Zero Trust Security Network Segmentation
Network segmentation divides a large network into smaller, separate sections. Each section gets its own access rules and its own boundary checks. Zero Trust Security relies on segmentation to stop attackers from moving freely once they breach one part of a system.
What a Segment Actually Is
A segment groups related systems together, such as all finance servers or all customer databases. Traffic moving between segments must pass through a checkpoint, similar to traffic between countries crossing a border. Traffic moving within one segment still faces checks under a Zero Trust model, just at a smaller scale.

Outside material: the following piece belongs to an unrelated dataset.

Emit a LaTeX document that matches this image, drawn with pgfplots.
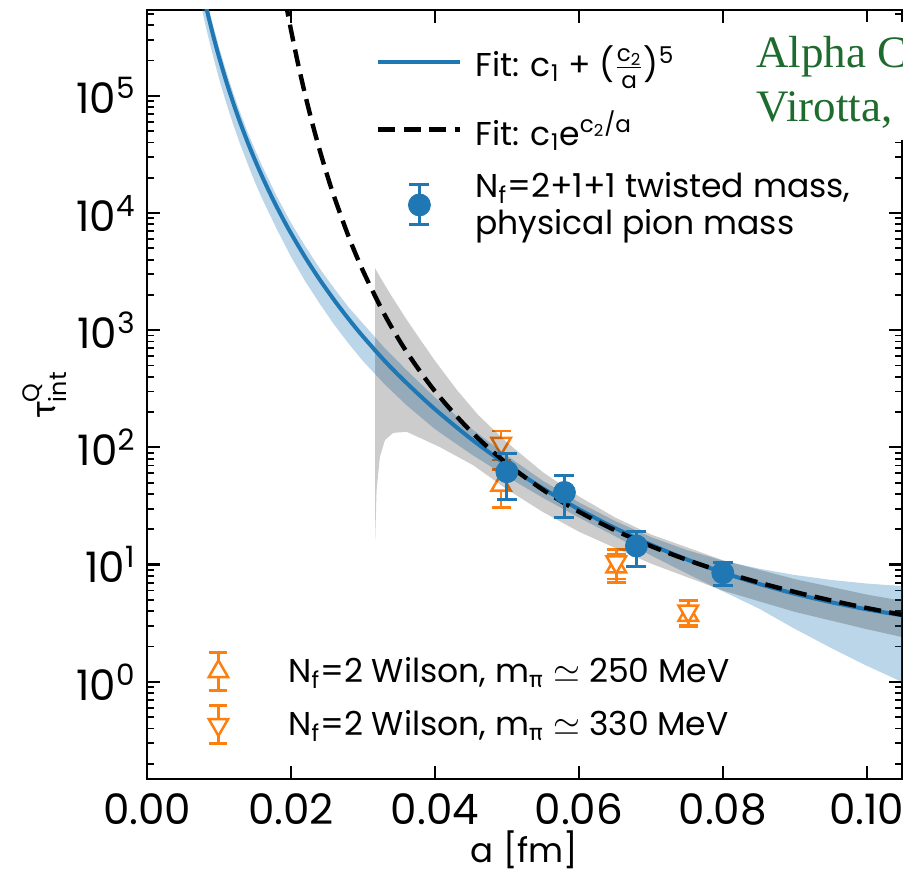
\documentclass[border=0pt]{standalone}
\usepackage{amsmath}
\usepackage{fontspec}
\setmainfont{Poppins}
\newfontfamily\grk{Fira Sans}
\newfontfamily\grfont{Liberation Serif}
\usepackage{pgfplots}
\pgfplotsset{compat=1.18}
\definecolor{c0}{HTML}{1F77B4}
\definecolor{c1}{HTML}{FF7F0E}
\definecolor{grn}{HTML}{1E6B2E}
\newcommand{\lfont}{\fontsize{16.5}{18.5}\selectfont}
\newcommand{\tfont}{\fontsize{21}{24}\selectfont}
\newcommand{\labfont}{\fontsize{17}{20}\selectfont}
\newcommand{\bbox}[4]{\pgfpathrectangle{\pgfpoint{#1}{#2}}{\pgfpoint{#3}{#4}}\pgfusepath{use as bounding box}}
\begin{document}
\begin{tikzpicture}
% ---------- axis 2: Wilson data (underneath) ----------
\begin{axis}[scale only axis, width=377.5pt, height=384.5pt,
  xmin=0, xmax=0.1049, ymode=log, ymin=0.148, ymax=5.4e5,
  hide axis,
  legend style={draw=none, fill=none, inner sep=0pt, at={(rel axis cs:0.0464,0.039)},
    anchor=south west, row sep=2.5pt, nodes={inner sep=0pt}, font=\lfont,
    /tikz/every odd column/.append style={column sep=17pt}},
  legend cell align=left]
\addplot[only marks, mark=triangle*, mark size=5.6pt,
  mark options={draw=c1, fill=white, line width=1.25pt},
  legend image code/.code={
    \bbox{-18pt}{-12pt}{36pt}{24pt}
    \draw[c1, line width=1.25pt] (0pt,-9.5pt)--(0pt,9.5pt) (-4.5pt,-9.5pt)--(4.5pt,-9.5pt) (-4.5pt,9.5pt)--(4.5pt,9.5pt);
    \draw[mark=triangle*, mark size=5.6pt, mark options={draw=c1, fill=white, line width=1.25pt}] plot coordinates {(0pt,0pt)};},
  error bars/.cd, y dir=both, y explicit,
  error bar style={c1, line width=1.25pt},
  error mark options={rotate=90, mark size=4.8pt, line width=1.25pt, c1}]
  coordinates {(0.0492,47.7) +- (0,17) (0.0652,9.6) +- (0,2.6) (0.0752,3.7) +- (0,0.75)};
\addlegendentry{N$_{\text{f}}$=2 Wilson, m$_{\text{\grk π}}\simeq$ 250 MeV}
\addplot[only marks, mark=triangle*, mark size=5.6pt,
  mark options={draw=c1, fill=white, line width=1.25pt, rotate=180},
  legend image code/.code={
    \bbox{-18pt}{-12pt}{36pt}{24pt}
    \draw[c1, line width=1.25pt] (0pt,-9.5pt)--(0pt,9.5pt) (-4.5pt,-9.5pt)--(4.5pt,-9.5pt) (-4.5pt,9.5pt)--(4.5pt,9.5pt);
    \draw[mark=triangle*, mark size=5.6pt, mark options={draw=c1, fill=white, line width=1.25pt, rotate=180}] plot coordinates {(0pt,0pt)};},
  error bars/.cd, y dir=both, y explicit,
  error bar style={c1, line width=1.25pt},
  error mark options={rotate=90, mark size=4.8pt, line width=1.25pt, c1}]
  coordinates {(0.0492,108) +- (0,30) (0.0652,10.5) +- (0,3.0) (0.0752,4.0) +- (0,0.95)};
\addlegendentry{N$_{\text{f}}$=2 Wilson, m$_{\text{\grk π}}\simeq$ 330 MeV}
\end{axis}
% ---------- axis 1: fits and twisted mass data ----------
\begin{axis}[scale only axis, width=377.5pt, height=384.5pt,
  xmin=0, xmax=0.1049, ymode=log, ymin=0.148, ymax=5.4e5,
  axis line style={line width=1.3pt},
  tick pos=both, tick align=inside,
  major tick length=6.5pt, minor tick length=3.5pt,
  every major tick/.style={black, line width=1.1pt},
  every minor tick/.style={black, line width=0.9pt},
  xtick={0,0.02,0.04,0.06,0.08,0.1},
  xticklabels={0.00,0.02,0.04,0.06,0.08,0.10},
  ytick={1,10,100,1000,10000,100000},
  yticklabels={10\textsuperscript{0},10\textsuperscript{1},10\textsuperscript{2},10\textsuperscript{3},10\textsuperscript{4},10\textsuperscript{5}},
  minor ytick={0.2,0.3,0.4,0.5,0.6,0.7,0.8,0.9,2,3,4,5,6,7,8,9,20,30,40,50,60,70,80,90,200,300,400,500,600,700,800,900,2000,3000,4000,5000,6000,7000,8000,9000,20000,30000,40000,50000,60000,70000,80000,90000,200000,300000,400000,500000},
  xticklabel style={font=\tfont, inner sep=0pt, yshift=-7pt},
  yticklabel style={font=\tfont, inner sep=0pt, xshift=-5.5pt},
  xlabel={a [fm]}, ylabel={{\grk τ}$^{\text{Q}}_{\text{int}}$},
  xlabel style={font=\labfont, at={(rel axis cs:0.5,-0.0923)}, anchor=center},
  ylabel style={font=\labfont, at={(rel axis cs:-0.1351,0.5)}, anchor=center},
  legend style={draw=none, fill=none, inner sep=0pt, at={(rel axis cs:0.306,0.9636)},
    anchor=north west, row sep=9.5pt, nodes={inner sep=0pt}, font=\lfont,
    cells={align=left},
    /tikz/every odd column/.append style={column sep=7.5pt}},
  legend cell align=left]
\coordinate (BL) at (rel axis cs:0,0);
\coordinate (TR) at (rel axis cs:1,1);
\coordinate (TL) at (rel axis cs:0,1);
% blue band
\addplot[draw=none, fill=c0, fill opacity=0.3, forget plot] coordinates {
(0.0075,1090000) (0.008,788700) (0.0085,582600) (0.009,437800) (0.010,261500) (0.011,162400)
(0.012,105080) (0.013,70430) (0.014,48620) (0.015,34830) (0.016,25230) (0.018,14000)
(0.020,8267) (0.022,5192) (0.024,3360) (0.026,2279) (0.028,1572) (0.030,1140) (0.033,707)
(0.036,460.7) (0.040,266.9) (0.045,145.8) (0.050,85.1) (0.055,51.9) (0.060,34.0) (0.065,23.6)
(0.070,17.2) (0.075,13.3) (0.080,10.8) (0.085,9.24) (0.090,8.15) (0.095,7.40) (0.100,6.89) (0.105,6.55)
(0.105,0.99) (0.100,1.37) (0.095,1.95) (0.090,2.83) (0.085,4.22) (0.080,5.92) (0.075,8.39)
(0.070,12.0) (0.065,17.5) (0.060,25.2) (0.055,37.2) (0.050,56.2) (0.045,87.8) (0.040,143.3)
(0.036,230.9) (0.033,346.4) (0.030,545.7) (0.028,770) (0.026,1116) (0.024,1684) (0.022,2602)
(0.020,4240) (0.018,7347) (0.016,13240) (0.015,18280) (0.014,26110) (0.013,37820) (0.012,56430)
(0.011,87190) (0.010,140400) (0.009,240600) (0.0085,320200) (0.008,433400) (0.0075,599000)
} -- cycle;
% gray band
\addplot[draw=none, fill=black, fill opacity=0.2, forget plot] coordinates {
(0.0317,3369) (0.0325,2763) (0.034,1947) (0.036,1250) (0.038,826) (0.040,549.5) (0.043,312)
(0.046,189.4) (0.050,110.3) (0.055,61.4) (0.060,38.2) (0.065,25.3) (0.070,18.1) (0.080,10.9)
(0.090,7.52) (0.100,5.55) (0.105,4.90)
(0.105,2.40) (0.100,2.81) (0.090,3.95) (0.080,6.0) (0.070,10.2) (0.065,13.9) (0.060,19.1)
(0.055,28.1) (0.050,43.9) (0.0453,70.6) (0.0407,100.5) (0.038,120) (0.03607,135.8) (0.03421,133)
(0.03306,115.3) (0.03236,83.2) (0.0319,43.2) (0.0317,16.2)
} -- cycle;
% fit 1
\addplot[c0, line width=2pt, smooth,
  legend image code/.code={\bbox{0pt}{-12pt}{41pt}{24pt}\draw[c0, line width=2pt] (0pt,0pt)--(41pt,0pt);}]
coordinates {
(0.0078,744700) (0.008,656000) (0.0085,484600) (0.009,364100) (0.0095,277850) (0.010,215000)
(0.011,133500) (0.012,86400) (0.013,57906) (0.014,39977) (0.015,28313) (0.016,20504) (0.017,15144)
(0.018,11378) (0.019,8685) (0.020,6719) (0.022,4172) (0.024,2700) (0.026,1810) (0.028,1249)
(0.030,885) (0.033,549) (0.036,357.6) (0.040,212) (0.045,118.5) (0.050,70.8) (0.055,44.7)
(0.060,29.65) (0.065,20.53) (0.070,14.79) (0.075,11.06) (0.080,8.56) (0.085,6.85) (0.090,5.64)
(0.095,4.78) (0.100,4.15) (0.105,3.685)};
\addlegendentry{Fit: c$_{\text{1}}$ + ($\frac{\text{c}_{\text{2}}}{\text{a}}$)$^{\text{5}}$}
% fit 2
\addplot[black, line width=2.2pt, dash pattern=on 8.5pt off 4.2pt, smooth,
  legend image code/.code={\bbox{0pt}{-12pt}{41pt}{24pt}\draw[black, line width=2.2pt, dash pattern=on 8.5pt off 4.2pt] (0pt,0pt)--(41pt,0pt);}]
coordinates {
(0.0192,661000) (0.020,366000) (0.021,186000) (0.022,100600) (0.023,57400) (0.024,34290)
(0.025,21370) (0.026,13800) (0.028,6328) (0.030,3219) (0.033,1361) (0.036,664) (0.040,301.9)
(0.045,137.1) (0.050,72.9) (0.055,43.5) (0.060,28.3) (0.065,19.66) (0.070,14.39) (0.075,10.98)
(0.080,8.67) (0.085,7.03) (0.090,5.84) (0.095,4.95) (0.100,4.26) (0.105,3.72)};
\addlegendentry{Fit: c$_{\text{1}}$e$^{\text{c}_{\text{2}}\text{/a}}$}
% twisted mass data
\addplot[only marks, mark=*, mark size=5.5pt, c0,
  legend image code/.code={
    \bbox{0pt}{-12pt}{41pt}{24pt}
    \draw[c0, line width=1.5pt] (20.5pt,-10pt)--(20.5pt,10pt) (15.5pt,-10pt)--(25.5pt,-10pt) (15.5pt,10pt)--(25.5pt,10pt);
    \draw[mark=*, mark size=5.5pt, c0] plot coordinates {(20.5pt,0pt)};},
  error bars/.cd, y dir=both, y explicit,
  error bar style={c0, line width=1.5pt},
  error mark options={rotate=90, mark size=5pt, line width=1.5pt, c0}]
coordinates {(0.050,62) +- (0,26) (0.058,41.3) +- (0,16) (0.068,14.4) +- (0,4.8) (0.080,8.5) +- (0,1.9)};
\addlegendentry{N$_{\text{f}}$=2+1+1 twisted mass,\\physical pion mass}
\end{axis}
% annotation partly cut by the page edge
\fill[white] ([xshift=299pt,yshift=-6pt]TL) rectangle ([xshift=385pt,yshift=-65pt]TL);
\node[anchor=base west, inner sep=0pt, text=grn, font=\grfont\fontsize{22.5}{27}\selectfont] at ([xshift=304.5pt,yshift=-29pt]TL) {Alpha Collaboration};
\node[anchor=base west, inner sep=0pt, text=grn, font=\grfont\fontsize{22.5}{27}\selectfont] at ([xshift=304.5pt,yshift=-56pt]TL) {Virotta, Schaefer};
\pgfresetboundingbox
\path[use as bounding box] ([xshift=-73.5pt,yshift=-47pt]BL) rectangle ([xshift=0.5pt,yshift=5pt]TR);
\end{tikzpicture}
\end{document}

A Diagram of a Segmented Network
Finance Segment ⇄ Checkpoint ⇄ HR Segment ⇄ Checkpoint ⇄ Marketing Segment ⇄ Checkpoint ⇄ Public Website Segment
An attacker who breaks into the public website segment hits a checkpoint before reaching marketing files. That same attacker hits another checkpoint before reaching HR or finance data.
Layman's Example: The Apartment Building
A large apartment building gives each tenant a key that opens their own unit and shared common areas only. A tenant's key never opens a different tenant's apartment door, even within the same building. A burglar who steals one tenant's key gains access to one apartment, not the whole building. Network segmentation copies this same containment design for digital systems.
Microsegmentation: Going Smaller Still
Microsegmentation breaks a network into very small zones, sometimes down to single applications or servers. A payment processing server might sit in its own tiny segment, separate from everything else in finance. This extreme separation limits an attacker to one small box, even after breaching a larger segment first.
Benefits of Network Segmentation
- Slows attacker movement across a company network significantly
- Limits the spread of malware infections to a smaller area
- Makes unusual traffic between segments easier to spot and investigate
- Allows different security rules for different types of data
A Common Mistake With Segmentation
Some companies create segments but forget to monitor traffic crossing between them. A checkpoint without monitoring resembles a locked door without a guard nearby. Zero Trust Security pairs segmentation with constant traffic monitoring to catch suspicious crossings quickly.
Key Takeaways
- Segmentation divides a network into smaller, separately guarded sections.
- Microsegmentation pushes this idea down to individual applications or servers.
- Segmentation slows attackers and limits how far a single breach can spread.
- Monitoring traffic between segments matters as much as creating the segments.